For Multi-Paxos, the invariant needs to capture: which ballot numbers have been promised by which acceptors; which values have been accepted in which slots; how accepted values across replicas relate to each other; and the quorum intersection properties that prevent split-brain. The invariant for IronRSL spans hundreds of lines of Dafny. Getting it wrong means either the proof fails (you cannot establish the invariant holds) or you discover mid-proof that a step you thought was safe actually breaks it.

This difficulty directly motivated subsequent work. I4 (2019) applies IC3/PDR model checking to automatically synthesize inductive invariants for distributed protocols, explicitly citing the manual invariant discovery burden in systems like IronFleet. Ivy from McMillan and colleagues at Microsoft Research addresses the same problem with a different methodology, using a modular verification approach that makes invariants more composable.

Performance: Close Enough to Matter

IronRSL, the verified Paxos library, achieves roughly 10,000 to 14,000 requests per second at median latencies in the low single-digit milliseconds for small payloads with three replicas. Zookeeper, unverified and written in Java, achieves higher throughput in comparable configurations. The gap is roughly two to three times lower throughput for IronRSL.

The paper attributes the gap to the C#/.NET execution environment, the single-threaded model IronFleet uses per node to keep verification tractable, and some protocol-level overhead from the verified implementation. The single-threaded constraint is significant: real-world distributed systems implementations often use multiple threads and careful locking to maximize throughput. Proving correctness of concurrent code is substantially harder, and IronFleet deliberately avoided that problem.

Two to three times slower than Zookeeper is not negligible. But it is within a constant factor, not orders of magnitude. For many use cases, the safety and correctness guarantees would be worth that overhead. This was the practical claim the paper needed to make, and it made it.

What Came After

IronFleet’s two-level refinement methodology has been genuinely influential. Grove (SOSP 2023) verifies a sharded key-value store using Perennial, an Iris-based framework on top of Coq. It handles crash safety and uses a similar layered refinement approach, though with separation logic rather than Dafny’s invariant style.

Armada (PLDI 2020) from Microsoft Research tackles the problem IronFleet explicitly avoided: verifying concurrent systems where multiple threads share state. IronFleet’s single-threaded model was a deliberate choice to keep proofs tractable. Armada provides a framework for lifting proofs from single-threaded models to concurrent implementations.

Dafny itself has grown significantly since IronFleet. AWS uses Dafny for verified components in S3 and other services.

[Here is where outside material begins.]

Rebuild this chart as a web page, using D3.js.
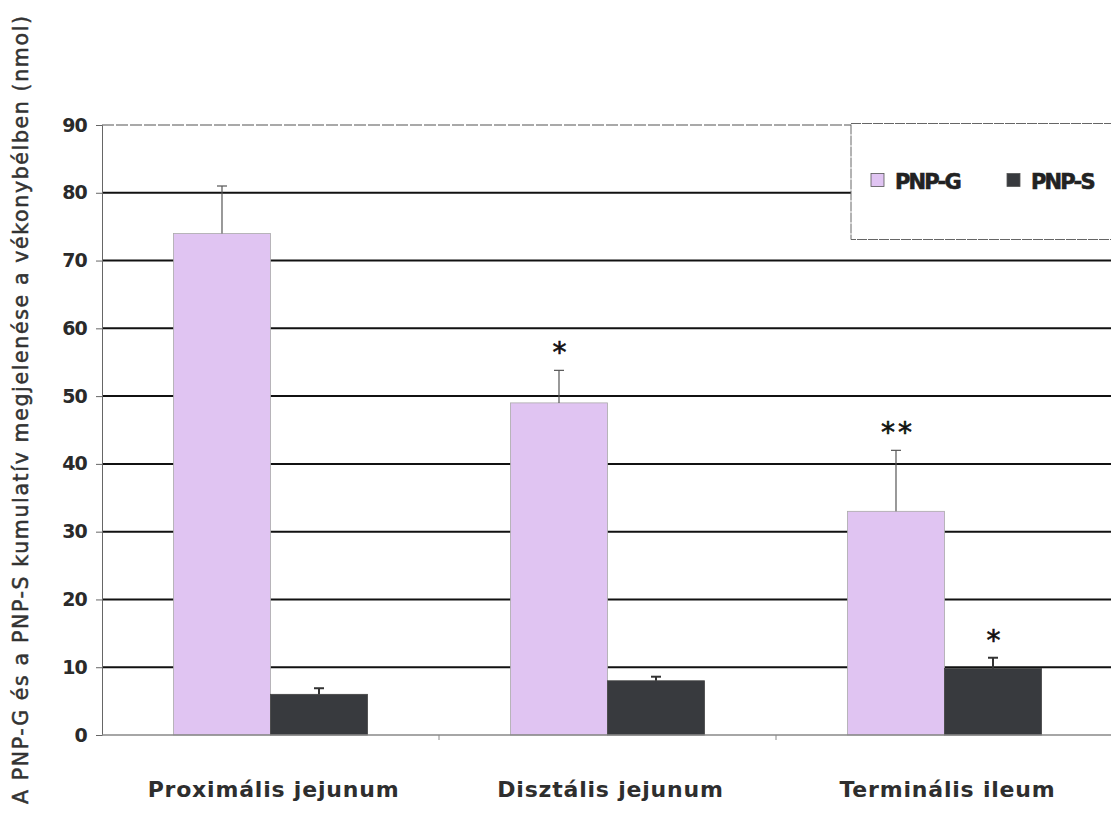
<!DOCTYPE html>
<html>
<head>
<meta charset="utf-8">
<script src="https://cdn.jsdelivr.net/npm/d3@7"></script>
<style>
  html, body { margin: 0; padding: 0; background: #fff; }
  svg { display: block; }
</style>
</head>
<body>
<svg id="chart" width="1111" height="825"></svg>
<script>
// Segments of the small intestine
const categories = ["Proximális jejunum", "Disztális jejunum", "Terminális ileum"];
const seriesNames = ["PNP-G", "PNP-S"];
// Mean cumulative appearance (nmol)
const pnpG = [74, 49, 33];
const pnpS = [6, 8, 9.8];
// Upper end of error bars (mean + SE)
const pnpGErr = [81, 53.8, 42];
const pnpSErr = [6.9, 8.6, 11.4];
// Significance marks above bars
const pnpGSig = ["", "*", "**"];
const pnpSSig = ["", "", "*"];
const yTicks = [0, 10, 20, 30, 40, 50, 60, 70, 80, 90];
const yTitle = "A PNP-G és a PNP-S kumulatív megjelenése a vékonybélben (nmol)";

(function () {
  const colors = { "PNP-G": "#e0c4f2", "PNP-S": "#383a3e" };

  const svg = d3.select("#chart");
  const plotLeft = 102, plotRight = 1113, plotTop = 125, plotBottom = 735;

  const x = d3.scaleBand().domain(categories).range([plotLeft, plotRight]).paddingInner(0).paddingOuter(0);
  const xs = d3.scaleBand().domain(seriesNames).range([0, x.bandwidth()]).paddingInner(0).paddingOuter(0.737);
  const y = d3.scaleLinear().domain([0, 90]).range([plotBottom, plotTop]);

  // Gridlines
  svg.append("g").selectAll("line")
    .data(yTicks.filter(t => t > 0 && t < 90))
    .join("line")
    .attr("x1", plotLeft).attr("x2", 1111)
    .attr("y1", d => y(d)).attr("y2", d => y(d))
    .attr("stroke", "#111").attr("stroke-width", 2);

  // Top border of plot area
  svg.append("line")
    .attr("x1", plotLeft).attr("x2", 1111).attr("y1", y(90)).attr("y2", y(90))
    .attr("stroke", "#555").attr("stroke-width", 1.2).attr("stroke-dasharray", "12,2");

  // Y axis
  const yAxis = d3.axisLeft(y).tickValues(yTicks).tickSize(6).tickPadding(9);
  const gy = svg.append("g").attr("transform", `translate(${plotLeft},0)`).call(yAxis);
  gy.select(".domain").attr("stroke", "#666");
  gy.selectAll(".tick line").attr("stroke", "#666");
  gy.selectAll(".tick text")
    .attr("font-family", "DejaVu Sans, sans-serif")
    .attr("font-weight", "bold").attr("font-size", 19).attr("fill", "#2a2a2a")
    .attr("letter-spacing", -0.8);

  // Bars
  const data = [];
  categories.forEach((c, i) => {
    data.push({ cat: c, s: "PNP-G", v: pnpG[i], e: pnpGErr[i], sig: pnpGSig[i] });
    data.push({ cat: c, s: "PNP-S", v: pnpS[i], e: pnpSErr[i], sig: pnpSSig[i] });
  });

  svg.append("g").selectAll("rect").data(data).join("rect")
    .attr("x", d => x(d.cat) + xs(d.s))
    .attr("width", xs.bandwidth())
    .attr("y", d => y(d.v))
    .attr("height", d => y(0) - y(d.v))
    .attr("fill", d => colors[d.s])
    .attr("stroke", d => d.s === "PNP-G" ? "#aaa" : "#444")
    .attr("stroke-width", 0.8);

  // Error bars and significance marks
  const err = svg.append("g");
  data.forEach(d => {
    const cx = x(d.cat) + xs(d.s) + xs.bandwidth() / 2;
    const col = d.s === "PNP-G" ? "#555" : "#333";
    const w = d.s === "PNP-G" ? 1.2 : 2;
    err.append("line").attr("x1", cx).attr("x2", cx)
      .attr("y1", y(d.v)).attr("y2", y(d.e))
      .attr("stroke", col).attr("stroke-width", w);
    err.append("line").attr("x1", cx - 5).attr("x2", cx + 5)
      .attr("y1", y(d.e)).attr("y2", y(d.e))
      .attr("stroke", col).attr("stroke-width", w);
    if (d.sig) {
      err.append("text").attr("x", cx + 2).attr("y", y(d.e) - 8)
        .attr("text-anchor", "middle")
        .attr("font-family", "DejaVu Sans, sans-serif")
        .attr("font-size", 28).attr("fill", "#111")
        .attr("stroke", "#111").attr("stroke-width", 0.6)
        .attr("letter-spacing", 3)
        .text(d.sig);
    }
  });

  // X axis baseline and category ticks
  svg.append("line").attr("x1", plotLeft).attr("x2", 1111).attr("y1", plotBottom).attr("y2", plotBottom)
    .attr("stroke", "#888").attr("stroke-width", 1.5);
  svg.append("g").selectAll("line").data(categories.slice(1)).join("line")
    .attr("x1", d => x(d)).attr("x2", d => x(d))
    .attr("y1", plotBottom).attr("y2", plotBottom + 5)
    .attr("stroke", "#888");

  // Category labels
  svg.append("g").selectAll("text").data(categories).join("text")
    .attr("x", d => x(d) + x.bandwidth() / 2 + 3)
    .attr("y", 797)
    .attr("text-anchor", "middle")
    .attr("font-family", "DejaVu Sans, sans-serif")
    .attr("font-weight", "bold").attr("font-size", 22).attr("fill", "#2e2e2e")
    .attr("letter-spacing", 0.8)
    .text(d => d);

  // Y axis title
  svg.append("text")
    .attr("transform", "translate(28,410) rotate(-90)")
    .attr("text-anchor", "middle")
    .attr("font-family", "DejaVu Sans, sans-serif")
    .attr("font-size", 20.5).attr("fill", "#333")
    .attr("stroke", "#333").attr("stroke-width", 0.5)
    .attr("textLength", 788).attr("lengthAdjust", "spacing")
    .text(yTitle);

  // Legend
  const lg = svg.append("g");
  lg.append("rect").attr("x", 851).attr("y", 123.5).attr("width", 280).attr("height", 116)
    .attr("fill", "#fff").attr("stroke", "#666").attr("stroke-width", 1).attr("stroke-dasharray", "10,1");
  const legendX = [871, 1007];
  seriesNames.forEach((s, i) => {
    lg.append("rect").attr("x", legendX[i]).attr("y", 173.5).attr("width", 13).attr("height", 13)
      .attr("fill", colors[s]).attr("stroke", "#555").attr("stroke-width", 0.8);
    lg.append("text").attr("x", legendX[i] + 24).attr("y", 189)
      .attr("font-family", "DejaVu Sans, sans-serif")
      .attr("font-weight", "bold").attr("font-size", 21).attr("fill", "#222")
      .attr("stroke", "#222").attr("stroke-width", 0.6)
      .attr("letter-spacing", -1.8)
      .text(s);
  });
})();
</script>
</body>
</html>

The language has matured, gained a larger ecosystem, and is now maintained as an open-source project.

The broader distributed systems verification space has expanded considerably. The combination of better tools, more experience with invariant methodology, and more researchers who have internalized the IronFleet approach means that verified distributed systems are no longer purely a research curiosity. They remain expensive to build, but the existence proof is real.

The Real Contribution

What IronFleet proved is not just that IronRSL and IronKV are correct. It proved that the methodology works: that you can take a practical distributed protocol, specify it at multiple levels of abstraction, prove refinement between those levels using machine-checked proofs, compile the result into a running system, and end up with something that performs within striking distance of unverified alternatives.

The liveness result is the hardest part technically. The performance result is the hardest part to argue for practically. IronFleet delivered both. That combination is what made it a landmark result in 2015 and why it remains a reference point for everyone working on distributed systems correctness today.